Hacker News new | ask | show | jobs
by BobbyTables2 332 days ago
Had a similar experience myself.

The thinness of Peltier devices bothers me. Amazing temperature differences… without any room to insulate such!

1 comments

I don't know how people can convince themselves that they can understand these effects.

Unusually effective heat insulation is exactly how they work. (This is tempered by eg radiative losses, so making them thicker doesn't work better.) placing poorer heat (vs electrical) insulators between peltier material is counterproductive, similar to using resistors to improve conduction between copper wires

Don't ask me for a better explanation :)

As to why COP or even Carnot efficiency hasn't been thrown out in favor of temp-difference independent efficiency metrics like exergy.

I can't tell you either

Indeed, but in practical use (like a mini refrigerator), one will want to insulate the hot and cold sides from each other.

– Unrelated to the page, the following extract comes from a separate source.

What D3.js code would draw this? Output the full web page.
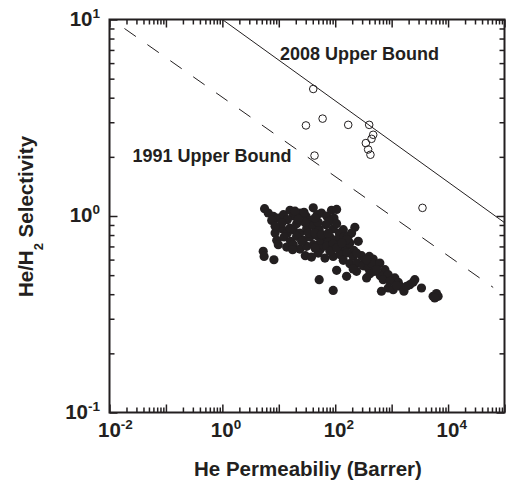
<!DOCTYPE html>
<html>
<head>
<meta charset="utf-8">
<script src="https://cdn.jsdelivr.net/npm/d3@7"></script>
<style>
  body { margin: 0; background: #fff; }
  text { font-family: "Liberation Sans", Arial, Helvetica, sans-serif; font-weight: bold; fill: #231f20; }
  .tick line { stroke: #231f20; stroke-width: 1.5; }
</style>
</head>
<body>
<div id="chart"></div>
<script>
// He permeability (Barrer) vs He/H2 selectivity
const polymerPoints = [
  [5.6,1.09],[6.5,1.036],[8.0,0.996],[9.8,0.977],[7.5,0.95],[12.1,1.016],[15.8,1.07],[18.1,1.0],[14.2,0.958],
  [23.7,1.036],[30.4,0.996],[40.8,1.1],[48,1.016],[35.7,0.95],[57,1.036],[70.5,1.0],[86,1.07],[106,1.08],
  [95,0.977],[78,0.939],[28,1.045],[19.4,1.058],
  [8.6,0.819],[11.3,0.86],[14.2,0.819],[18.1,0.852],[23.7,0.819],[31.2,0.86],[40.8,0.893],[52,0.852],[68,0.903],
  [92,0.86],[118,0.819],[223,0.876],[11.3,0.921],[20.7,0.914],[29,0.928],[50,0.928],[106,0.914],[139,0.852],[15.8,0.869],
  [9.2,0.752],[12.4,0.782],[16.2,0.743],[20.7,0.788],[27.2,0.752],[35.7,0.782],[46.8,0.795],[61.4,0.752],[80.7,0.782],
  [106,0.758],[143,0.782],[256,0.743],[53.6,0.729],[75,0.735],[182,0.729],[170,0.788],
  [13.8,0.695],[18.1,0.715],[23.7,0.679],[31.2,0.701],[40.8,0.715],[55,0.679],[70.5,0.701],[92,0.723],[121,0.679],
  [170,0.707],[213,0.668],[17.6,0.674],[149,0.661],
  [29.5,0.628],[38,0.618],[50,0.648],[65.8,0.611],[92,0.623],[121,0.636],[159,0.648],[208,0.623],[293,0.628],
  [402,0.623],[471,0.604],[336,0.599],
  [139,0.595],[182,0.572],[246,0.576],[314,0.558],[385,0.544],[540,0.554],[760,0.533],[106,0.529],[239,0.523],
  [440,0.576],[618,0.576],
  [159,0.493],[412,0.509],[504,0.523],[630,0.497],[870,0.503],[1140,0.484],[1310,0.46],[709,0.474],[930,0.465],
  [52,0.474],[360,0.484],[208,0.538],
  [92,0.418],[660,0.414],[870,0.43],[1065,0.422],[1400,0.439],[1650,0.414],[2100,0.447],[2570,0.474],[3380,0.43],
  [1840,0.439],[1220,0.442],[5430,0.39],[6230,0.403],[6660,0.39],[5800,0.383],[2400,0.46],
  [5.3,0.661],[5.5,0.623],[8.2,0.599],
  [195,0.819],[159,0.758],
  [8.6,0.886],[22.2,0.965],[43.7,0.977],[33.4,0.819],[43.7,0.819],[57,0.804],[75,0.819],[25.4,0.743],[43.7,0.687],
  [80.7,0.661],[106,0.687],[130,0.729],
  [9.8,0.715],[239,0.648],[360,0.599],[540,0.533]
];

const newPoints = [
  [40.8,4.43],[30.3,2.89],[59.8,3.13],[170,2.91],[400,2.91],[471,2.59],
  [440,2.47],[349,2.35],[383,2.18],[421,2.05],[43,2.03],[3520,1.10]
];

const bound2008 = [[1, 10], [1e5, 0.925]];
const bound1991 = [[0.0184, 9.0], [63000, 0.433]];

const xLabelExps = [-2, 0, 2, 4];
const yLabelExps = [-1, 0, 1];

const width = 510, height = 483;
const margin = {left: 109.5, top: 19.5, right: 5.5, bottom: 70.5};

var x = d3.scaleLog().domain([1e-2, 1e5]).range([margin.left, width - margin.right]);
var y = d3.scaleLog().domain([0.1, 10]).range([height - margin.bottom, margin.top]);

var svg = d3.select("#chart").append("svg")
    .attr("width", width)
    .attr("height", height);

var xMajor = d3.range(-2, 6).map(e => Math.pow(10, e));
var xMinor = [];
d3.range(-2, 5).forEach(e => { for (let m = 2; m <= 9; m++) xMinor.push(m * Math.pow(10, e)); });
var yMajor = [0.1, 1, 10];
var yMinor = [];
[-1, 0].forEach(e => { for (let m = 2; m <= 9; m++) yMinor.push(m * Math.pow(10, e)); });

function addAxis(axis, transform, values, size) {
    svg.append("g")
        .attr("transform", transform)
        .call(axis.tickValues(values).tickSize(-size).tickFormat(""))
        .call(g => g.select(".domain").remove());
}

const yBottom = y(0.1), yTop = y(10), xLeft = x(1e-2), xRight = x(1e5);

addAxis(d3.axisBottom(x), `translate(0,${yBottom})`, xMinor, 5);
addAxis(d3.axisBottom(x), `translate(0,${yBottom})`, xMajor, 8);
addAxis(d3.axisTop(x), `translate(0,${yTop})`, xMinor, 5);
addAxis(d3.axisTop(x), `translate(0,${yTop})`, xMajor, 8);
addAxis(d3.axisLeft(y), `translate(${xLeft},0)`, yMinor, 5);
addAxis(d3.axisLeft(y), `translate(${xLeft},0)`, yMajor, 8);
addAxis(d3.axisRight(y), `translate(${xRight},0)`, yMinor, 5);
addAxis(d3.axisRight(y), `translate(${xRight},0)`, yMajor, 8);

svg.append("rect")
    .attr("x", xLeft).attr("y", yTop)
    .attr("width", xRight - xLeft).attr("height", yBottom - yTop)
    .attr("fill", "none")
    .attr("stroke", "#231f20")
    .attr("stroke-width", 2);

// tick labels as 10^n
var xl = svg.selectAll(".xlab").data(xLabelExps).enter().append("text")
    .attr("class", "xlab")
    .attr("x", d => x(Math.pow(10, d)) - 11.5)
    .attr("y", yBottom + 24.5)
    .style("font-size", "20.5px");
xl.append("tspan").text("10");
xl.append("tspan").attr("dy", -8).style("font-size", "13.5px").text(d => d < 0 ? "-" + (-d) : d);

var yl = svg.selectAll(".ylab").data(yLabelExps).enter().append("text")
    .attr("class", "ylab")
    .attr("x", 100)
    .attr("y", d => y(Math.pow(10, d)) + 6)
    .attr("text-anchor", "end")
    .style("font-size", "20.5px");
yl.append("tspan").text("10");
yl.append("tspan").attr("dy", -8).style("font-size", "13.5px").text(d => d < 0 ? "-" + (-d) : d);

// upper bound lines
var line = d3.line().x(d => x(d[0])).y(d => y(d[1]));

svg.append("path")
    .attr("d", line(bound2008))
    .attr("fill", "none")
    .attr("stroke", "#231f20")
    .attr("stroke-width", 1);

svg.append("path")
    .attr("d", line(bound1991))
    .attr("fill", "none")
    .attr("stroke", "#231f20")
    .attr("stroke-width", 1)
    .attr("stroke-dasharray", "14,14");

svg.selectAll(".pt").data(polymerPoints).enter().append("circle")
    .attr("class", "pt")
    .attr("cx", d => x(d[0]))
    .attr("cy", d => y(d[1]))
    .attr("r", 4.6)
    .attr("fill", "#231f20");

svg.selectAll(".np").data(newPoints).enter().append("circle")
    .attr("class", "np")
    .attr("cx", d => x(d[0]))
    .attr("cy", d => y(d[1]))
    .attr("r", 3.8)
    .attr("fill", "none")
    .attr("stroke", "#231f20")
    .attr("stroke-width", 1);

svg.append("text")
    .attr("x", 280).attr("y", 59.5)
    .style("font-size", "18px")
    .text("2008 Upper Bound");

svg.append("text")
    .attr("x", 132.5).attr("y", 162)
    .style("font-size", "18px")
    .text("1991 Upper Bound");

svg.append("text")
    .attr("x", 308).attr("y", 476)
    .attr("text-anchor", "middle")
    .style("font-size", "20.5px")
    .text("He Permeabiliy (Barrer)");

var yTitle = svg.append("text")
    .attr("transform", "translate(33,216.5) rotate(-90)")
    .attr("text-anchor", "middle")
    .style("font-size", "20.5px");
yTitle.append("tspan").text("He/H");
yTitle.append("tspan").attr("dy", 10).style("font-size", "13px").text("2");
yTitle.append("tspan").attr("dy", -10).text(" Selectivity");
</script>
</body>
</html>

If one makes the walls thick, then they end up with a hole for the Peltier device and somehow sandwich two heatsinks on the device while maintaining insulation around it.

Perhaps easier to deal with in CPU cooling and such since one side is simply smacked into the thing being cooled.

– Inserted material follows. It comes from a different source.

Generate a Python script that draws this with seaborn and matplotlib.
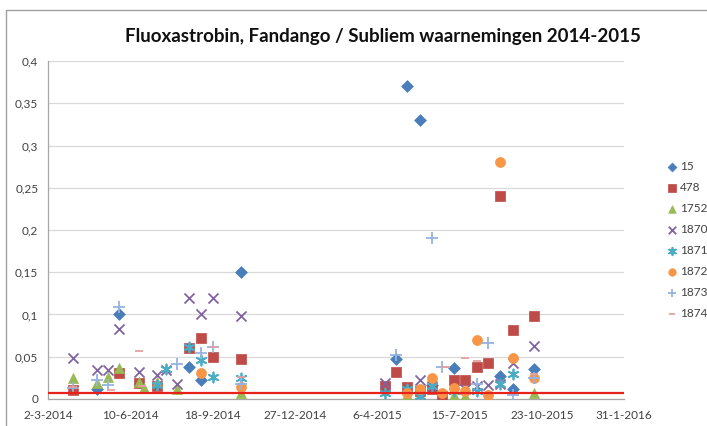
import pandas as pd
import matplotlib.pyplot as plt
import matplotlib.dates as mdates
from matplotlib.ticker import FuncFormatter, FixedLocator, MultipleLocator
from matplotlib.lines import Line2D
import seaborn as sns

sns.set_style('white')
plt.rcParams['font.family'] = ['Lato', 'DejaVu Sans']

# observations per monitoring location (date, concentration)
dates_15 = ['2014-05-01', '2014-05-27', '2014-08-20', '2014-09-04', '2014-10-22', '2015-04-29', '2015-05-12',
            '2015-05-28', '2015-06-11', '2015-07-08', '2015-09-02', '2015-09-18', '2015-10-14']
vals_15 = [0.012, 0.100, 0.038, 0.022, 0.150, 0.047, 0.370, 0.330, 0.017, 0.037, 0.027, 0.012, 0.035]

dates_478 = ['2014-04-01', '2014-05-27', '2014-06-20', '2014-07-12', '2014-08-20', '2014-09-04', '2014-09-18',
             '2014-10-22', '2015-04-15', '2015-04-29', '2015-05-12', '2015-05-28', '2015-06-11', '2015-06-24',
             '2015-07-08', '2015-07-22', '2015-08-05', '2015-08-19', '2015-09-02', '2015-09-18', '2015-10-14']
vals_478 = [0.011, 0.031, 0.019, 0.015, 0.060, 0.072, 0.050, 0.047, 0.015, 0.032, 0.014, 0.010, 0.012, 0.003,
            0.023, 0.022, 0.038, 0.043, 0.240, 0.082, 0.098]

dates_1752 = ['2014-04-01', '2014-05-01', '2014-05-14', '2014-05-27', '2014-06-20', '2014-06-26', '2014-07-12',
              '2014-08-06', '2014-10-22', '2015-05-12', '2015-07-08', '2015-07-22', '2015-10-14']
vals_1752 = [0.025, 0.019, 0.026, 0.037, 0.020, 0.013, 0.020, 0.012, 0.007, 0.005, 0.005, 0.004, 0.007]

dates_1870 = ['2014-04-01', '2014-05-01', '2014-05-14', '2014-05-27', '2014-06-20', '2014-07-12', '2014-07-23',
              '2014-08-06', '2014-08-20', '2014-09-04', '2014-09-18', '2014-10-22', '2015-04-15', '2015-05-28',
              '2015-06-11', '2015-07-22', '2015-08-05', '2015-08-19', '2015-09-02', '2015-09-18', '2015-10-14']
vals_1870 = [0.049, 0.034, 0.034, 0.083, 0.032, 0.028, 0.034, 0.018, 0.119, 0.100, 0.119, 0.098, 0.019, 0.022,
             0.015, 0.012, 0.015, 0.016, 0.018, 0.043, 0.063]

dates_1871 = ['2014-07-12', '2014-07-23', '2014-08-20', '2014-09-04', '2014-09-18', '2014-10-22', '2015-04-15',
              '2015-05-12', '2015-05-28', '2015-06-11', '2015-07-08', '2015-08-05', '2015-09-02', '2015-09-18']
vals_1871 = [0.016, 0.036, 0.062, 0.046, 0.026, 0.025, 0.007, 0.012, 0.004, 0.015, 0.010, 0.010, 0.018, 0.030]

dates_1872 = ['2014-09-04', '2014-10-22', '2015-05-12', '2015-05-28', '2015-06-11', '2015-06-24', '2015-07-08',
              '2015-07-22', '2015-08-05', '2015-08-19', '2015-09-02', '2015-09-18', '2015-10-14']
vals_1872 = [0.031, 0.014, 0.007, 0.012, 0.025, 0.007, 0.013, 0.009, 0.070, 0.005, 0.280, 0.049, 0.025]

dates_1873 = ['2014-04-01', '2014-05-01', '2014-05-14', '2014-05-27', '2014-08-06', '2014-09-04', '2014-09-18',
              '2014-10-22', '2015-04-29', '2015-06-11', '2015-06-24', '2015-08-05', '2015-08-19', '2015-09-18',
              '2015-10-14']
vals_1873 = [0.013, 0.022, 0.017, 0.109, 0.041, 0.054, 0.061, 0.018, 0.052, 0.191, 0.038, 0.018, 0.066, 0.005,
             0.025]

dates_1874 = ['2014-04-01', '2014-05-17', '2014-06-20', '2014-06-24', '2014-09-18', '2014-10-22', '2015-06-28',
              '2015-07-22', '2015-08-05', '2015-10-14']
vals_1874 = [0.014, 0.011, 0.057, 0.015, 0.062, 0.026, 0.038, 0.048, 0.045, 0.030]

limit_value = 0.0075  # horizontal red line

series = [
    ('15', dates_15, vals_15, 'D', '#4A7EBB', 36),
    ('478', dates_478, vals_478, 's', '#BE4B48', 48),
    ('1752', dates_1752, vals_1752, '^', '#98B954', 52),
    ('1870', dates_1870, vals_1870, 'x', '#8064A2', 52),
    ('1871', dates_1871, vals_1871, (6, 2, 0), '#4BACC6', 52),
    ('1872', dates_1872, vals_1872, 'o', '#F79646', 52),
    ('1873', dates_1873, vals_1873, '+', '#95B3E0', 66),
    ('1874', dates_1874, vals_1874, '_', '#E6A0A0', 30),
]

fig = plt.figure(figsize=(7.07, 4.26), dpi=100)
ax = fig.add_axes([0.068, 0.0634, 0.8147, 0.7934])

for name, d, v, marker, color, size in series:
    df = pd.DataFrame({'date': pd.to_datetime(d), 'value': v})
    if marker in ('D', 's', '^', 'o'):
        sns.scatterplot(data=df, x='date', y='value', marker=marker, color=color, s=size,
                        edgecolor=color, linewidth=0.5, ax=ax, label=name, zorder=3)
    else:
        sns.scatterplot(data=df, x='date', y='value', marker=marker, color=color, s=size,
                        linewidth=1.3, ax=ax, label=name, zorder=3)

ax.axhline(limit_value, color='#E8211B', linewidth=1.6, zorder=4)

start = pd.Timestamp('2014-03-02')
end = pd.Timestamp('2016-01-31')
ax.set_xlim(start, end)
ax.set_ylim(0, 0.4)
ax.xaxis.set_major_locator(FixedLocator(mdates.date2num(pd.date_range(start, end, freq='100D'))))
ax.xaxis.set_major_formatter(FuncFormatter(
    lambda x, pos: '{0.day}-{0.month}-{0.year}'.format(mdates.num2date(x))))
ax.yaxis.set_major_locator(MultipleLocator(0.05))
ax.yaxis.set_major_formatter(FuncFormatter(lambda v, pos: '{:g}'.format(round(v, 2)).replace('.', ',')))

ax.grid(axis='y', color='#D9D9D9', linewidth=0.9)
ax.grid(axis='x', visible=False)
for side in ['top', 'right']:
    ax.spines[side].set_visible(False)
for side in ['left', 'bottom']:
    ax.spines[side].set_color('#A6A6A6')
    ax.spines[side].set_linewidth(0.9)
ax.tick_params(axis='both', labelsize=8.5, labelcolor='#404040', color='#A6A6A6', length=4, width=0.9)
ax.tick_params(axis='y', direction='out', pad=3)
ax.tick_params(axis='x', direction='out', pad=4)
ax.set_xlabel('')
ax.set_ylabel('')

ax.legend(loc='center left', bbox_to_anchor=(0.935, 0.437), bbox_transform=fig.transFigure,
          frameon=False, fontsize=8.5, handlelength=0.8, handletextpad=0.3, labelspacing=0.85,
          borderpad=0, labelcolor='#404040', markerscale=0.75)

fig.text(0.542, 0.915, 'Fluoxastrobin, Fandango / Subliem waarnemingen 2014-2015',
         ha='center', va='center', fontsize=13.5, fontweight='bold', color='#101010')

# chart area border
fig.add_artist(Line2D([6 / 707, 1], [1 - 10 / 426, 1 - 10 / 426], color='#A0A0A0', linewidth=1))
fig.add_artist(Line2D([6 / 707, 6 / 707], [0, 1 - 10 / 426], color='#A0A0A0', linewidth=1))

plt.savefig('out.png', dpi=100)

What is exergy? The one time a mechanical engineering colleagues tried to explain it to me, he reached the wrong conclusion on the problem we were working on.

I haven't seen it in any physics thermodynamics book, and only mech eng. seem to know what it is, and then only in the US.

Faires (undergrad MIT Thermo book from the 50s) makes no mention of it as far as I can tell.

@tlocke

But that isn't a mathematical expression. At best, it would appear to be energy * maximum_Carnot_efficiency (for heat engines anyway)

But it seems not to be adding very much, since Carnot efficiency depends on delta_(T). The OPs point that exergy doesn't depend on T is tautological since T has already been accounted for by the Carnot expression.

Exergy is the amount of work that a system can potentially do. It was on my physics course in the UK I'm fairly sure.